乾隆编纂《四库全书》有“笼络天下文人”和“凌驾前代文化事业”[14]163的目的,既然如此,合理性和功用性是馆臣必须考虑的一方面。从前述不废各朝代之文人别集可以看出,一方面馆臣在试图引领中国学术的“潮流”,因为《总目》的编纂者身份不同,他们是当时著名大儒或著名学者,他们的文学观念、思想观念和学术方法呈现了当时最前沿的状态。例如,馆臣对清人著述有自己的考量,收录庾信的集子就有清人吴兆宜的《庾开府集笺注》本,徐陵的集子也收录的是吴兆宜的《徐孝穆集笺注》本,这是对清人文献思想的肯定。另一方面则是“笺注”之法的传播,将魏晋时期的两本笺注本收入《四库全书》,会将其学术方法传播开来。馆臣所收录的笺注本不多,多以清人笺注为主,这无疑是《总目》出于“功用性”考虑。

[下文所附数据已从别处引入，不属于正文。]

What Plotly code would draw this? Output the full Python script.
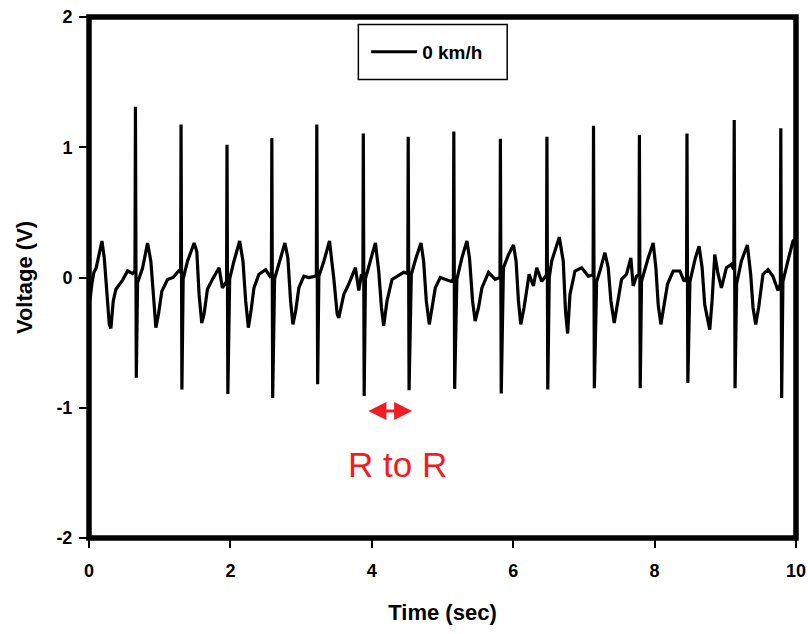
import plotly.graph_objects as go

# ECG-like voltage trace (time in sec, voltage in V)
time_sec = [
    0.000, 0.015, 0.040, 0.070, 0.100, 0.140, 0.183, 0.216, 0.249, 0.287, 0.310, 0.343, 0.381, 0.430, 0.475, 0.546, 0.616, 0.650,
    0.657, 0.669, 0.687,
    0.757, 0.828, 0.875, 0.913, 0.946, 0.983, 1.030, 1.110, 1.190, 1.266, 1.296,
    1.302, 1.314, 1.332,
    1.393, 1.487, 1.525, 1.557, 1.595, 1.628, 1.675, 1.745, 1.840, 1.887, 1.925, 1.946,
    1.952, 1.964, 1.990,
    2.050, 2.131, 2.178, 2.216, 2.254, 2.291, 2.333, 2.404, 2.498, 2.560, 2.580,
    2.586, 2.598, 2.625,
    2.687, 2.771, 2.813, 2.851, 2.884, 2.922, 2.968, 3.039, 3.110, 3.195, 3.216,
    3.222, 3.234, 3.251,
    3.322, 3.402, 3.463, 3.510, 3.533, 3.604, 3.674, 3.768, 3.816, 3.854, 3.874,
    3.880, 3.892, 3.910,
    4.004, 4.051, 4.098, 4.136, 4.168, 4.215, 4.286, 4.357, 4.451, 4.509,
    4.515, 4.527, 4.559,
    4.625, 4.696, 4.733, 4.771, 4.813, 4.850, 4.898, 4.968, 5.062, 5.123, 5.154,
    5.160, 5.172, 5.203,
    5.274, 5.345, 5.382, 5.425, 5.462, 5.510, 5.557, 5.651, 5.745, 5.813,
    5.819, 5.831, 5.862,
    5.933, 6.004, 6.041, 6.074, 6.107, 6.154, 6.192, 6.225, 6.286, 6.333, 6.403, 6.450, 6.471,
    6.477, 6.489, 6.510,
    6.544, 6.652, 6.708, 6.740, 6.770, 6.803, 6.874, 6.968, 7.062, 7.130,
    7.136, 7.148, 7.180,
    7.227, 7.297, 7.344, 7.382, 7.429, 7.476, 7.532, 7.603, 7.664, 7.697, 7.744, 7.779,
    7.785, 7.797, 7.815,
    7.909, 7.980, 8.018, 8.051, 8.089, 8.131, 8.183, 8.263, 8.357, 8.418, 8.452,
    8.458, 8.470, 8.500,
    8.577, 8.629, 8.672, 8.709, 8.780, 8.813, 8.851, 8.898, 8.945, 9.016, 9.086, 9.120,
    9.126, 9.138, 9.160,
    9.227, 9.312, 9.359, 9.392, 9.430, 9.472, 9.533, 9.604, 9.674, 9.745, 9.779,
    9.785, 9.797, 9.815,
    9.896, 9.957, 10.000,
]
voltage_v = [
    -0.10, -0.17, -0.05, 0.04, 0.07, 0.18, 0.28, 0.15, -0.08, -0.36, -0.39, -0.18, -0.09, -0.05, -0.02, 0.05, 0.03, 0.05,
    1.31, -0.77, -0.04,
    0.07, 0.265, 0.125, -0.18, -0.385, -0.28, -0.105, -0.015, 0.00, 0.05, 0.04,
    1.175, -0.86, -0.01,
    0.125, 0.265, 0.20, -0.13, -0.35, -0.28, -0.09, -0.015, 0.075, -0.08, -0.05, -0.03,
    1.02, -0.895, -0.01,
    0.125, 0.28, 0.125, -0.18, -0.385, -0.26, -0.08, 0.025, 0.06, 0.01, 0.02,
    1.07, -0.925, -0.01,
    0.10, 0.265, 0.15, -0.18, -0.36, -0.26, -0.08, 0.01, 0.00, 0.01, 0.02,
    1.175, -0.82, 0.01,
    0.125, 0.28, -0.01, -0.28, -0.31, -0.13, -0.05, 0.075, -0.10, 0.025, 0.01,
    1.105, -0.91, -0.01,
    0.176, 0.265, 0.05, -0.23, -0.37, -0.18, -0.015, 0.01, 0.04, 0.03,
    1.08, -0.865, 0.025,
    0.15, 0.265, 0.125, -0.18, -0.36, -0.23, -0.08, 0.00, -0.015, -0.03, -0.01,
    1.12, -0.855, -0.015,
    0.15, 0.28, 0.15, -0.18, -0.335, -0.23, -0.08, 0.04, -0.015, 0.00,
    1.065, -0.89, 0.075,
    0.176, 0.25, 0.125, -0.18, -0.36, -0.23, -0.08, 0.025, -0.065, 0.075, -0.03, 0.01, 0.02,
    1.08, -0.86, 0.00,
    0.125, 0.31, 0.125, -0.26, -0.43, -0.13, 0.05, 0.075, 0.01, 0.02,
    1.165, -0.85, -0.03,
    0.05, 0.19, 0.075, -0.18, -0.35, -0.18, -0.015, 0.025, 0.15, -0.065, 0.01, 0.02,
    1.095, -0.85, -0.03,
    0.15, 0.265, 0.075, -0.21, -0.36, -0.23, -0.05, 0.05, 0.05, -0.03, 0.00,
    1.105, -0.81, -0.03,
    0.15, 0.24, 0.075, -0.21, -0.40, -0.18, 0.176, 0.025, -0.08, 0.075, 0.10, 0.06,
    1.21, -0.85, -0.05,
    0.125, 0.25, 0.025, -0.23, -0.36, -0.23, 0.025, 0.06, 0.01, -0.10, -0.05,
    1.145, -0.925, -0.03,
    0.15, 0.28, 0.30,
]

x_ticks = [0, 2, 4, 6, 8, 10]
y_ticks = [-2, -1, 0, 1, 2]
series_name = "0 km/h"
rr_start, rr_end, rr_level = 3.93, 4.57, -1.025
rr_label = "R to R"
rr_label_x, rr_label_y = 4.37, -1.437

RED = "#EE1C25"
BOLD = dict(family="Liberation Sans, Arial, sans-serif", color="black", weight="bold")

fig = go.Figure()
fig.add_trace(go.Scatter(
    x=time_sec, y=voltage_v, mode="lines", name=series_name,
    line=dict(color="black", width=3.2), showlegend=True,
))

fig.update_layout(
    width=808, height=634,
    margin=dict(l=88.6, r=12, t=16.5, b=95.5, autoexpand=False),
    paper_bgcolor="white", plot_bgcolor="white",
    showlegend=True,
    legend=dict(
        x=0.392, y=0.933, xanchor="left", yanchor="middle",
        bgcolor="rgba(0,0,0,0)", borderwidth=0, itemwidth=46,
        font=dict(size=19, **BOLD),
    ),
    xaxis=dict(
        range=[0, 10], tickvals=x_ticks, ticktext=[str(v) for v in x_ticks],
        showgrid=False, zeroline=False, showline=False, automargin=False,
        ticks="outside", ticklen=9, tickwidth=1.5, tickcolor="black",
        ticklabelstandoff=7,
        tickfont=dict(size=18, **BOLD),
        title=dict(text="Time (sec)", font=dict(size=22, **BOLD), standoff=25),
    ),
    yaxis=dict(
        range=[-2, 2], tickvals=y_ticks, ticktext=[str(v) for v in y_ticks],
        showgrid=False, zeroline=False, showline=False, automargin=False,
        ticks="outside", ticklen=9, tickwidth=1.5, tickcolor="black",
        ticklabelstandoff=3,
        tickfont=dict(size=18, **BOLD),
        title=dict(text="Voltage (V)", font=dict(size=22, **BOLD), standoff=17),
    ),
    shapes=[
        dict(type="rect", xref="paper", yref="paper", x0=0, x1=1, y0=0, y1=1,
             line=dict(color="black", width=5.5), layer="above"),
        dict(type="rect", xref="paper", yref="paper", x0=0.381, x1=0.5915, y0=0.880, y1=0.9856,
             line=dict(color="black", width=1.5), layer="above"),
    ],
    annotations=[
        dict(x=rr_end, y=rr_level, ax=rr_start, ay=rr_level, xref="x", yref="y",
             axref="x", ayref="y", text="", showarrow=True,
             arrowhead=2, arrowside="end+start", arrowsize=1.2, arrowwidth=3, arrowcolor=RED),
        dict(x=rr_label_x, y=rr_label_y, xref="x", yref="y", text=rr_label,
             showarrow=False, font=dict(family="Liberation Sans, Arial, sans-serif", size=35, color=RED)),
    ],
)

fig.write_html("out.html", config={"displayModeBar": False},
               post_script="document.body.style.margin='0';")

综上所述,从《四库总目》著录的魏晋文人别集可以窥探出馆臣能够从总体上考量,在众多文集之中选择代表性的著作,并从众多存目作品中统筹兼顾各种版本,经过仔细分辨后择优取用,这种著录原则也为其他朝代所普遍采用。馆臣评价存目作家作品时尽量公允,能做到偏倚有度,这种对待中国传统文化的谨慎态度是值得肯定的。